== Dataset ==

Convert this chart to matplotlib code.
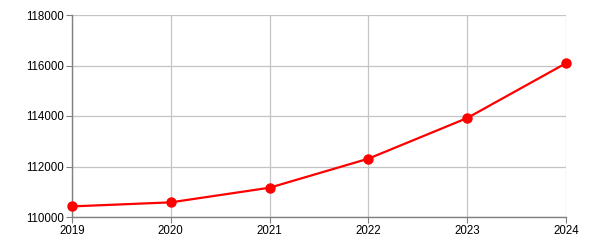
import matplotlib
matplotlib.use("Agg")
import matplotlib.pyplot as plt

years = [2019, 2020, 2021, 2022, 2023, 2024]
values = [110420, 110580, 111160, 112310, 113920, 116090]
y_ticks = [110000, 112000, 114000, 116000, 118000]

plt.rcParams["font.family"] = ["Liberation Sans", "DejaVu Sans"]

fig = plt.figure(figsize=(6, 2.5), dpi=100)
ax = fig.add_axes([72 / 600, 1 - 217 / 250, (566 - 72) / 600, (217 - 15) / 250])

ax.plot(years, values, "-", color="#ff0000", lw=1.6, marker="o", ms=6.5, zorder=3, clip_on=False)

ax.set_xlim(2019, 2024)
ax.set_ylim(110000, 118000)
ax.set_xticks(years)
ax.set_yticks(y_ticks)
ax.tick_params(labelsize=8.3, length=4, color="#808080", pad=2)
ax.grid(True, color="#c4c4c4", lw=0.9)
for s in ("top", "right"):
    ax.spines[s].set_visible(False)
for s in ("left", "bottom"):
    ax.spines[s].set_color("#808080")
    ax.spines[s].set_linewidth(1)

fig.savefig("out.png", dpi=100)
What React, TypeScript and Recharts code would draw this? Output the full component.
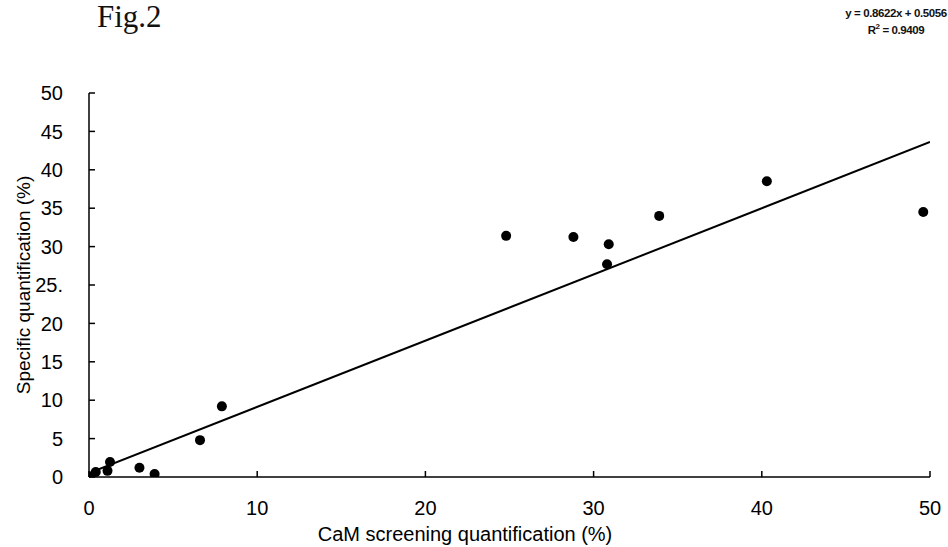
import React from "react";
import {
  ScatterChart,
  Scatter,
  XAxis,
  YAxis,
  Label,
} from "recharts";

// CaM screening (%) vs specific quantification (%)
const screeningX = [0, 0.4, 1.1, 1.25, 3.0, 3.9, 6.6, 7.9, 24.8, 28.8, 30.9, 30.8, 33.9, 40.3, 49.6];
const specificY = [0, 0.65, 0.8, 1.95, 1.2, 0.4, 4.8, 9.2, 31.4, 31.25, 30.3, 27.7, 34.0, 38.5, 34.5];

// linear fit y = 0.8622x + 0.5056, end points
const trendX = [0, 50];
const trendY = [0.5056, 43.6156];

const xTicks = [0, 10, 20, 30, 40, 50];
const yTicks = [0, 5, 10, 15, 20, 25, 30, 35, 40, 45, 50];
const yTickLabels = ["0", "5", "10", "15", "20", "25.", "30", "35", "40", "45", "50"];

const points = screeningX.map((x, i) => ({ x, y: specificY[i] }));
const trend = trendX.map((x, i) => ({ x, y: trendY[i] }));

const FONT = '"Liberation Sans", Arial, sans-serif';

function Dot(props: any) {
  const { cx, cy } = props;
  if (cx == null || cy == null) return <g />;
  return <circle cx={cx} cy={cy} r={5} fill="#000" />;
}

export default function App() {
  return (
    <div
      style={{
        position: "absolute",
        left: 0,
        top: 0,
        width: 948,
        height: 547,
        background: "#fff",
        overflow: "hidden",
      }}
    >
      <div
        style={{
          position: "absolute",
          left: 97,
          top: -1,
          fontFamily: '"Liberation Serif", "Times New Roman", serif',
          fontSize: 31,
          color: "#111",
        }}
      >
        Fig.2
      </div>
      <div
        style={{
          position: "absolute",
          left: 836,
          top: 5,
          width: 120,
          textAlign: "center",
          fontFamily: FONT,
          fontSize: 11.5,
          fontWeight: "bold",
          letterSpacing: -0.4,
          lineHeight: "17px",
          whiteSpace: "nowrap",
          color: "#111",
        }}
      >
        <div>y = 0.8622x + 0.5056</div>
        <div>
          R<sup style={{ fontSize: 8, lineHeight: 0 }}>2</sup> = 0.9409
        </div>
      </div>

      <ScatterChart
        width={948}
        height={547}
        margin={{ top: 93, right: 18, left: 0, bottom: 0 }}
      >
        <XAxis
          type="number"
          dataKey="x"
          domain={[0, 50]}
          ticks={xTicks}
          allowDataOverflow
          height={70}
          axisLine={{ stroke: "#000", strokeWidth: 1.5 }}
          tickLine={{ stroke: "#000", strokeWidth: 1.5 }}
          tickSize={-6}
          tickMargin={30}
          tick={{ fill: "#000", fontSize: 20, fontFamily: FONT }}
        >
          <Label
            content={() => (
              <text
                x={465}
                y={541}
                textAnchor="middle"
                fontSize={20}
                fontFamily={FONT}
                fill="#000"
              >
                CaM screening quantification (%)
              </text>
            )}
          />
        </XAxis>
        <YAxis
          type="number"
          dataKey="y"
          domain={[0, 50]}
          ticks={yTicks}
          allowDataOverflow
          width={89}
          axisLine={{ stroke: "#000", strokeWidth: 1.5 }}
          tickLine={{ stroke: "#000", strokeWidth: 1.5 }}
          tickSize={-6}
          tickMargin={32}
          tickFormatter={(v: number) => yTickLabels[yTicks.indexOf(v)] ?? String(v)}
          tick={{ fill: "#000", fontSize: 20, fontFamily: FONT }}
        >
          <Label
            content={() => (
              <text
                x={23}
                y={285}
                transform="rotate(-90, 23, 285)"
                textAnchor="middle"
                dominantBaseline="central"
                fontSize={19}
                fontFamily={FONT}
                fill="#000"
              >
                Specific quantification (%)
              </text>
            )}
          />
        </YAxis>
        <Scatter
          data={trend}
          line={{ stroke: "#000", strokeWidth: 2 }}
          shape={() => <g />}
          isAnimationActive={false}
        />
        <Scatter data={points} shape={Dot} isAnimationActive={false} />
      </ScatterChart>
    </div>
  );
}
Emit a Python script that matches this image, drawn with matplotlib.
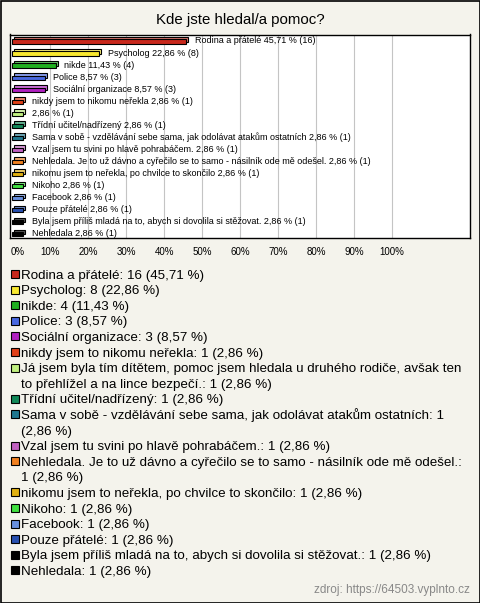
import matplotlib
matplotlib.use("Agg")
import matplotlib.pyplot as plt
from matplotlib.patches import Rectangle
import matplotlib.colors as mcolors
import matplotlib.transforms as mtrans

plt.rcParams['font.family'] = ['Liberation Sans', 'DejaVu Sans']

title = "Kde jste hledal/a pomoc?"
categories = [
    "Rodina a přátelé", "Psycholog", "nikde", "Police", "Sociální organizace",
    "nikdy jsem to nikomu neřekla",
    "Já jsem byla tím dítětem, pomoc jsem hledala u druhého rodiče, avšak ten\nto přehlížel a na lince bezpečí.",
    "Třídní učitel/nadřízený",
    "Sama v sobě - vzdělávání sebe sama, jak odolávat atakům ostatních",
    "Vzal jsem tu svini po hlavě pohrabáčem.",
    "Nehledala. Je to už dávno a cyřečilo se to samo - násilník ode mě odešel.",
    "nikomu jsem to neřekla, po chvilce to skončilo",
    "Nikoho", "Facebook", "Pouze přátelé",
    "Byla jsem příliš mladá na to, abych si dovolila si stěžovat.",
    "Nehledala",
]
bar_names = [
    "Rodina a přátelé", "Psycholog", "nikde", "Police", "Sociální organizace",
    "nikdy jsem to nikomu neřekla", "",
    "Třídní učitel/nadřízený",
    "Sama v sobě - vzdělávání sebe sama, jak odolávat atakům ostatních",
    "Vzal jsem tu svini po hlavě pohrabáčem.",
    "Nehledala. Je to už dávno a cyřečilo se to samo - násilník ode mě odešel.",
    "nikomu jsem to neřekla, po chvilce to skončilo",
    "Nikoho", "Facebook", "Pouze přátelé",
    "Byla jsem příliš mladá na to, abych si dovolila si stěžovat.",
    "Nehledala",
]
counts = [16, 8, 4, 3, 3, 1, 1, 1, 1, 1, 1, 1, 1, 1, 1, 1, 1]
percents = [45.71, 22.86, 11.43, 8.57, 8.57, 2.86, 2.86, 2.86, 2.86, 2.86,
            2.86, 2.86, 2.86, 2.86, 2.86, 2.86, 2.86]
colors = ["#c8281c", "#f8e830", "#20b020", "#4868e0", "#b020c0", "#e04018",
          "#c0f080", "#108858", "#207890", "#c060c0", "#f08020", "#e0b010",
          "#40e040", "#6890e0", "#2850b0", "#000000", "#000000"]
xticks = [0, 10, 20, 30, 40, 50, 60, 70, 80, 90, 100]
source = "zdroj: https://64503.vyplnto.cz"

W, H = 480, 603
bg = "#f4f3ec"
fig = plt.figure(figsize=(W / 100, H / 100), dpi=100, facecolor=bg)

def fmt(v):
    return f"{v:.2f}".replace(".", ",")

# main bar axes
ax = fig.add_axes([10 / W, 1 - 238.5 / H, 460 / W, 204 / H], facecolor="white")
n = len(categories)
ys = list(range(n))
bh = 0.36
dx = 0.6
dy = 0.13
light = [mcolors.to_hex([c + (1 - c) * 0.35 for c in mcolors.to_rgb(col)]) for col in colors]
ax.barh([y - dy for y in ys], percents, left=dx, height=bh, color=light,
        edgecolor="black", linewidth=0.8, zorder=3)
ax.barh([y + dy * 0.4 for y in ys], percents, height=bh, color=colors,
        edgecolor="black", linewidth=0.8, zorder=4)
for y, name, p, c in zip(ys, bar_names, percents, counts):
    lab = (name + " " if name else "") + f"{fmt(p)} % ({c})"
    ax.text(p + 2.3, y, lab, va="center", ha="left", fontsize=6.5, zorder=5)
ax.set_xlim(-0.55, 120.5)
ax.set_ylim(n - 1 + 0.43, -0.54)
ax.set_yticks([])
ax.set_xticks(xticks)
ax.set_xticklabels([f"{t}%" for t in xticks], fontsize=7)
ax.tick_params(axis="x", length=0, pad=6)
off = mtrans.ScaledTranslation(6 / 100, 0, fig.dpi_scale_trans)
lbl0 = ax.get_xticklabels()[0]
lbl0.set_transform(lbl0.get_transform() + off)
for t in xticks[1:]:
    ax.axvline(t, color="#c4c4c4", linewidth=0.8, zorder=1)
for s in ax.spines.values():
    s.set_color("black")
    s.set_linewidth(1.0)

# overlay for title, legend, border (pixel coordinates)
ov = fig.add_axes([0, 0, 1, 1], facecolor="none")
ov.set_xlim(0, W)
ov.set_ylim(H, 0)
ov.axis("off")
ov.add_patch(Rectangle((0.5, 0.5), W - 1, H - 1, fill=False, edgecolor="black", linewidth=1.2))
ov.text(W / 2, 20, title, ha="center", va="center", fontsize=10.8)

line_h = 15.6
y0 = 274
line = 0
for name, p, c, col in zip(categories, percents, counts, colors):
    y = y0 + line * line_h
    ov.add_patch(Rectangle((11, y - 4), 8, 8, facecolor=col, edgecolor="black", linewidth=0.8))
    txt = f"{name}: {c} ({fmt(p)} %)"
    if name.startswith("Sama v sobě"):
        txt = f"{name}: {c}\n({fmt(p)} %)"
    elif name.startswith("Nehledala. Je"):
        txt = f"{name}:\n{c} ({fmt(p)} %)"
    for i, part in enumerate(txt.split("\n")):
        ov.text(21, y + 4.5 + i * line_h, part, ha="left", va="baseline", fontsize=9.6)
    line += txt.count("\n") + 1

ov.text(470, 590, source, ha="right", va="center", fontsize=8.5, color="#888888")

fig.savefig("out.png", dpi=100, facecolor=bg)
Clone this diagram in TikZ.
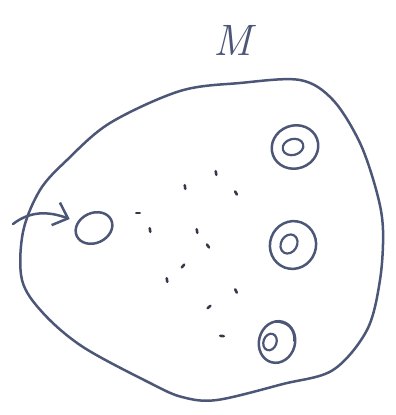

===

Please quote the lines of the material, beginning with the first and ending with the one that contains "y_ticks = [110000, 112000, 114000, 116000, 118000]", exactly as written and without any pictures.

Convert this chart to matplotlib code.
import matplotlib
matplotlib.use("Agg")
import matplotlib.pyplot as plt

years = [2019, 2020, 2021, 2022, 2023, 2024]
values = [110420, 110580, 111160, 112310, 113920, 116090]
y_ticks = [110000, 112000, 114000, 116000, 118000]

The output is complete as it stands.